* _Exercise requirements_
From the material below, list every line containing "this".

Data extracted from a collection
* start *

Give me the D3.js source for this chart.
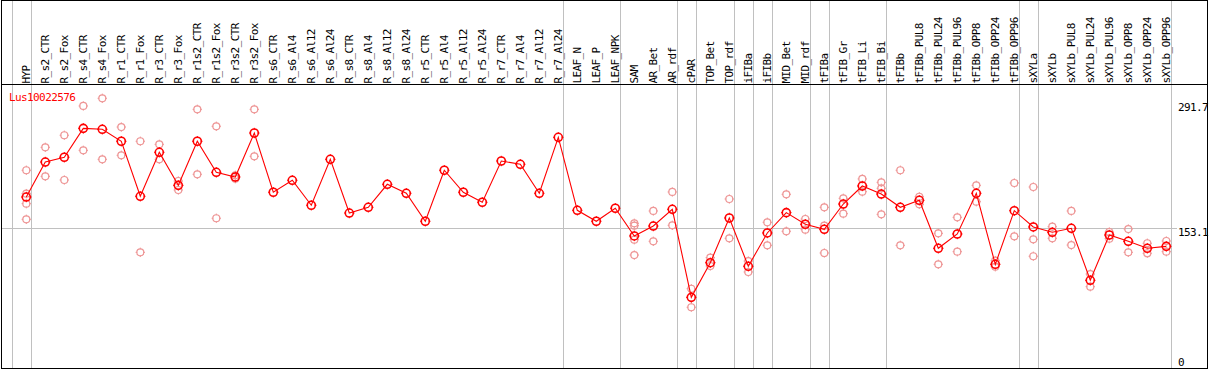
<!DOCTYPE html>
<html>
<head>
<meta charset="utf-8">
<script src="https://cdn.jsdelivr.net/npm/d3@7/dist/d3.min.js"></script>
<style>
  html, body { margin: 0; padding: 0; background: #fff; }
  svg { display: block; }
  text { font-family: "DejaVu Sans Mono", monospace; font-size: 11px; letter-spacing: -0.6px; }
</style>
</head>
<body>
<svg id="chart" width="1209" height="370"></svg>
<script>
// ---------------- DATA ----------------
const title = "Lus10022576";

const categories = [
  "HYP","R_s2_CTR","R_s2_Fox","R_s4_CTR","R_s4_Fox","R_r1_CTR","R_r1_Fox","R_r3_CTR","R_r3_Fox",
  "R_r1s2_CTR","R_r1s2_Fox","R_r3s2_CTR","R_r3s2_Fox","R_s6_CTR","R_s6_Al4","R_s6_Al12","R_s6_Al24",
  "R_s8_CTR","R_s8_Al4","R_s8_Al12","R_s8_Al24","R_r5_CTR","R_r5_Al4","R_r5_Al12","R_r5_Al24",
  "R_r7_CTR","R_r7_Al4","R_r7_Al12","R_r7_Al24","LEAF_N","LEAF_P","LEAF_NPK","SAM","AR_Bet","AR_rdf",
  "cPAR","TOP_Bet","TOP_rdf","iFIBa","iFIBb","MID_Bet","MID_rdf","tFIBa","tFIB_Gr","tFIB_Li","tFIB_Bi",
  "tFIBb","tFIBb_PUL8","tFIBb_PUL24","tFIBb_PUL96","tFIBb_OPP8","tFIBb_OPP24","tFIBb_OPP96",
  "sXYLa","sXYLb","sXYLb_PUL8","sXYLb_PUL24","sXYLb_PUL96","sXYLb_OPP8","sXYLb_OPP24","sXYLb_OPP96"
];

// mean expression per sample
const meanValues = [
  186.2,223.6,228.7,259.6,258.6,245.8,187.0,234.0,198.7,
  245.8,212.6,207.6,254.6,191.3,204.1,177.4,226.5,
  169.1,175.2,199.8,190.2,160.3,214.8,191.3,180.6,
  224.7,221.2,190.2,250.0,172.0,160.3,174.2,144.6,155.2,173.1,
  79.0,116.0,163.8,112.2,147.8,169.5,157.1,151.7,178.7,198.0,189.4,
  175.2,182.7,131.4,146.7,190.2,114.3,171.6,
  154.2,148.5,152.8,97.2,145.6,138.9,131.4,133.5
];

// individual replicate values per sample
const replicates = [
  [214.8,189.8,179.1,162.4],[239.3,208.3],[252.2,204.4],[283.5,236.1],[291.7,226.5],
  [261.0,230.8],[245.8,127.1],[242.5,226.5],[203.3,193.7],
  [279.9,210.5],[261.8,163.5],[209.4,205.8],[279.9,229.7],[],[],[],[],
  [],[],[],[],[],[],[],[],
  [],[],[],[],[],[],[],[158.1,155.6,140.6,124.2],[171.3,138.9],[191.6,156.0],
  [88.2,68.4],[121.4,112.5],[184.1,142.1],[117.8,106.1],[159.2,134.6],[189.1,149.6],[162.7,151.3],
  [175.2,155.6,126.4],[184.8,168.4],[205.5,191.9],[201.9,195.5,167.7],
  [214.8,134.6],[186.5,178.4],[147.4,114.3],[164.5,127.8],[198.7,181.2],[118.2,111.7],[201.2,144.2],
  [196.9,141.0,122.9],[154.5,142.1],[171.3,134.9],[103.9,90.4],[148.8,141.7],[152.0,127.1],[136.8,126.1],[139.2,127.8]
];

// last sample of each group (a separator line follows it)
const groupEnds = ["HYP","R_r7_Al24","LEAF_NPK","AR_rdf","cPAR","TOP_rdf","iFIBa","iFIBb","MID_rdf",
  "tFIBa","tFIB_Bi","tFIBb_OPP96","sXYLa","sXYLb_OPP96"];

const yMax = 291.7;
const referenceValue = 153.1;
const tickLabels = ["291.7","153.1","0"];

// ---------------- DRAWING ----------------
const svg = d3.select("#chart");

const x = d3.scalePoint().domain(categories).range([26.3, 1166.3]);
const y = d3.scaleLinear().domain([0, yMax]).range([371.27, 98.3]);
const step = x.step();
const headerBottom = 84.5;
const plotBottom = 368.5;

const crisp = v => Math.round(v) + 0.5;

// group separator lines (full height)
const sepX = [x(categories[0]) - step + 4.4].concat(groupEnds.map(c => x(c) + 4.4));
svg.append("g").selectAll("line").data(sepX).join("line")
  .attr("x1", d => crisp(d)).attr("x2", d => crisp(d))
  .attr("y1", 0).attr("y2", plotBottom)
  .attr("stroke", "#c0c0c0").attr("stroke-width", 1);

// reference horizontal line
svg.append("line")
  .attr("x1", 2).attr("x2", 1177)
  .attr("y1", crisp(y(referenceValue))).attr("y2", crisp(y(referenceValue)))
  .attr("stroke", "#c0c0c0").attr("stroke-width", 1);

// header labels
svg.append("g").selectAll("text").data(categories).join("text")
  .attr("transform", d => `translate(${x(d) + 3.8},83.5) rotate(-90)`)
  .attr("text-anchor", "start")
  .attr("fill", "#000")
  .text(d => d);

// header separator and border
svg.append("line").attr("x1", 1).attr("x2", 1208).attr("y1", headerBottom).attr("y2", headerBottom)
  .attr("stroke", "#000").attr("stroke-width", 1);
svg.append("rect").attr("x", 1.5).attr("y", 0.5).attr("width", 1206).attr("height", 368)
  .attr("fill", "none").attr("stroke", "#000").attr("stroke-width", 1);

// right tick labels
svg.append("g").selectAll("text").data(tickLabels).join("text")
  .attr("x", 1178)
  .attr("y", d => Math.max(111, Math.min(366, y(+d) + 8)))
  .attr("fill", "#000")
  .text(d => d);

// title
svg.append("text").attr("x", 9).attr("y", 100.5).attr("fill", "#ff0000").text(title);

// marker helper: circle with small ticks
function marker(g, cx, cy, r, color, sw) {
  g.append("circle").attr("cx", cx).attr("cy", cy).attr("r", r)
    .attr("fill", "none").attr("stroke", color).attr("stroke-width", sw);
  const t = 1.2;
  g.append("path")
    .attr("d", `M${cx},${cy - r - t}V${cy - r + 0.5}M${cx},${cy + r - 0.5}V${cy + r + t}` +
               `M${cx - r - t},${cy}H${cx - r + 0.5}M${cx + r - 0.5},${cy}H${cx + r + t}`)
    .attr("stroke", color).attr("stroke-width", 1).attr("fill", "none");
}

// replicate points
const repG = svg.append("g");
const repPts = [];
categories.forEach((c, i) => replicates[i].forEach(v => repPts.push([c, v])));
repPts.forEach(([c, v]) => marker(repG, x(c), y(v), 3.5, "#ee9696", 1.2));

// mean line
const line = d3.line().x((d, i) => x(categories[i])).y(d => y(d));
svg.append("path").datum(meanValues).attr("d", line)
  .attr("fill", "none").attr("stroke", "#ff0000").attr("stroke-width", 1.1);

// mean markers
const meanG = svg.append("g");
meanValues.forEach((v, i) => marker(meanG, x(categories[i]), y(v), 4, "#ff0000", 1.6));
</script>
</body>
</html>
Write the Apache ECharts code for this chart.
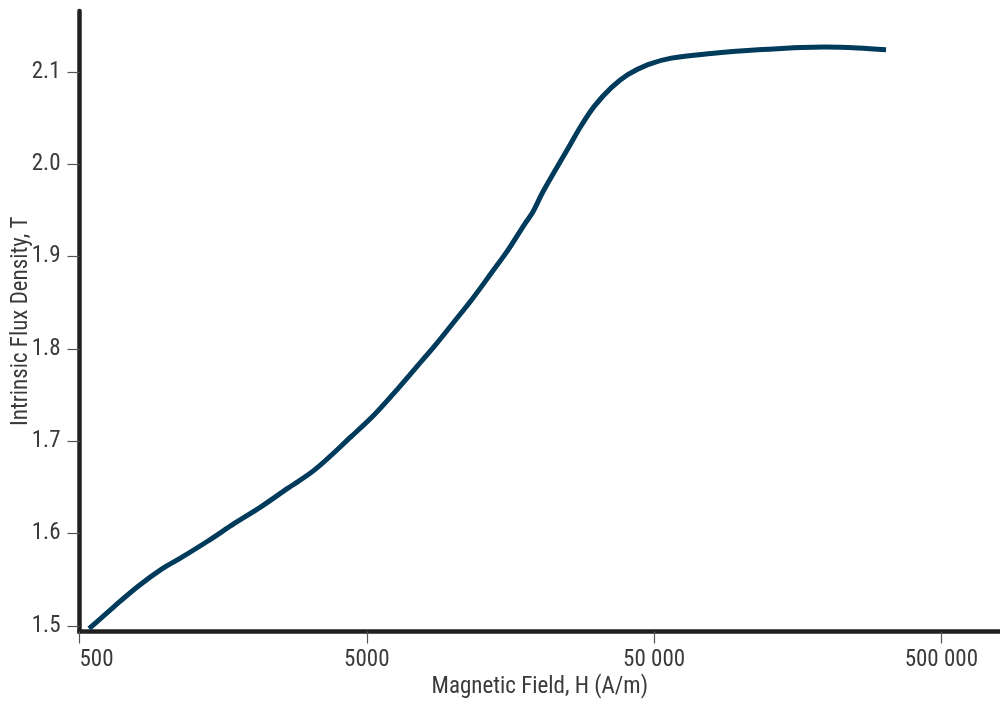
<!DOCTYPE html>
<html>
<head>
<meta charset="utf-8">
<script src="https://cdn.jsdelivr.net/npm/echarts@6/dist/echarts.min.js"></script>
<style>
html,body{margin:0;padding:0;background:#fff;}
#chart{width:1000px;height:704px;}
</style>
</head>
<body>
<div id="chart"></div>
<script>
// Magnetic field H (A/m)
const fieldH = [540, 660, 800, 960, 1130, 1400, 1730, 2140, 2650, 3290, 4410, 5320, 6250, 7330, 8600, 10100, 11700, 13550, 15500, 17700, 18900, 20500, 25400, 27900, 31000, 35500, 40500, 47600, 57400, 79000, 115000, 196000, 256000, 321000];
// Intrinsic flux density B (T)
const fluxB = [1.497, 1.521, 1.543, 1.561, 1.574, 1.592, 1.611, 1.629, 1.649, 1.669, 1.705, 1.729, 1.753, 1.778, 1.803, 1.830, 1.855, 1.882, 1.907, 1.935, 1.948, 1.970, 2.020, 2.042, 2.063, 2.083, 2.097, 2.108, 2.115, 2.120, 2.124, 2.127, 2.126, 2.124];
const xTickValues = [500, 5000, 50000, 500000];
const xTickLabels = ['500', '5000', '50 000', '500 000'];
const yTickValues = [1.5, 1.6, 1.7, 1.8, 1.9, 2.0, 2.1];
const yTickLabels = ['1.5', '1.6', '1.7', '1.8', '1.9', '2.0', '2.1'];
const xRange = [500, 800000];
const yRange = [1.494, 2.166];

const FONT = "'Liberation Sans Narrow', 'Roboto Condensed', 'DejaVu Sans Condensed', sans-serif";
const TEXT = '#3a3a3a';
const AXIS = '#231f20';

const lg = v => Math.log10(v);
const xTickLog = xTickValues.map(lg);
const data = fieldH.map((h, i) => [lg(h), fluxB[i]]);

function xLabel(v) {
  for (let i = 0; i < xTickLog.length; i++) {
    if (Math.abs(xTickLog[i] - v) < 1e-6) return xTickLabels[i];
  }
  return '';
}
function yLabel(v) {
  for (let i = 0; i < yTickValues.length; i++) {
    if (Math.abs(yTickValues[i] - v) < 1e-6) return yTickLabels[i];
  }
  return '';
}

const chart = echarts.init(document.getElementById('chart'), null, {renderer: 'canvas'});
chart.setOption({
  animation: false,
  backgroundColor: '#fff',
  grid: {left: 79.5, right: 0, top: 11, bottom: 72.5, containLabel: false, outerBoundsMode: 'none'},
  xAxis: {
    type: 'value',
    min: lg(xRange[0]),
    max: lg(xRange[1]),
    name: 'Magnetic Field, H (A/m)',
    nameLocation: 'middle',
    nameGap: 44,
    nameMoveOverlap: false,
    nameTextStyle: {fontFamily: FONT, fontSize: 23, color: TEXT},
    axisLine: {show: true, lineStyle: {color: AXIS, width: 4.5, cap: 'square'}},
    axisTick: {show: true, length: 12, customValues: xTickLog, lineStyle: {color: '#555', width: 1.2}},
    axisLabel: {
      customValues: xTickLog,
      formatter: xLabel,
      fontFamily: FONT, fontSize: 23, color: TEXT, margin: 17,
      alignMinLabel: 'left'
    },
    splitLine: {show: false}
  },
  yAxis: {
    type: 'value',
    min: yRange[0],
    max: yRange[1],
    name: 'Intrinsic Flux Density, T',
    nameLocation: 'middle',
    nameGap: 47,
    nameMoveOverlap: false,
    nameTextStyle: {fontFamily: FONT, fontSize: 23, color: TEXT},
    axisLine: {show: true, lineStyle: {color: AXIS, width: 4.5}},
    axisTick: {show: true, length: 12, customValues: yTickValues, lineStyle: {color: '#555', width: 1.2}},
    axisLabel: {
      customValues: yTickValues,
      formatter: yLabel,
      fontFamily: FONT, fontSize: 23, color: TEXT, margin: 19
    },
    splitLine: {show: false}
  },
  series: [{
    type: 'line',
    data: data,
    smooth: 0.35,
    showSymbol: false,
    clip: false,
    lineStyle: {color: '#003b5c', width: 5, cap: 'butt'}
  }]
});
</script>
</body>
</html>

* end *

* _Task result_
Give me the D3.js source for this chart.
Write the Apache ECharts code for this chart.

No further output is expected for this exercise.